LVP : Tu as eu des coups de coeur musicaux récemment ?

ÂA : Frank Ocean et Rosalìa m’ont beaucoup inspiré ces derniers temps. Sinon, je pense aussi à Fally Ipupa, qui a des mélodies et une voix de malade. Il mélange à la fois la vieille rumba congolaise et une sonorité plus contemporaine. Le dernier album de Tame Impala m’a aussi beaucoup marqué.

LVP : Tu parles des influences congolaises, et on en retrouve beaucoup dans ta musique. C’était important pour toi de les mêler à ton univers ?

ÂA : Je ne me pose pas vraiment trop de questions. Ça vient assez naturellement : mes mélodies ont toujours cette influence congolaise sans que je ne le décide. Mes premiers contacts avec la musique se sont passés au Congo, à travers la rumba traditionnelle ou le ndombolo, et des artistes comme Papa Wemba. Ces influences font partie de moi, et du coup j’essaie de ne pas trop intellectualiser la façon dont elles s’intègrent à mes morceaux.

LVP : Si tu devais décrire ta musique en un seul plat, ce serait lequel ? 

ÂA : En un plat ? J’ai un peu envie de faire le malin, du coup je vais te répondre que ce ne serait pas un plat, mais plutôt un banquet. Pourquoi pas le banquet de Platon (rires) ? Il faut qu’il y ait beaucoup de choses différentes, que tout le monde puisse se servir et boire. Qu’on puisse partager et rigoler. Ce n’est certainement pas un plat gastronomique, en tout cas. Il faut que ce soit généreux et convivial.

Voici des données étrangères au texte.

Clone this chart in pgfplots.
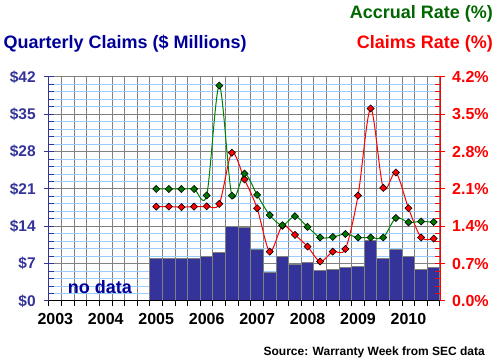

LVP : À quoi doit-on s’attendre pour la suite ?

ÂA : Beaucoup de JOURNÂAL INTIMEJe vais aussi essayer de mettre en avant les prochains morceaux de mon album qui me tiennent à coeur. Je vais aussi beaucoup travailler mon show, j’ai envie de proposer un véritable voyage aux personnes qui viennent me voir en live.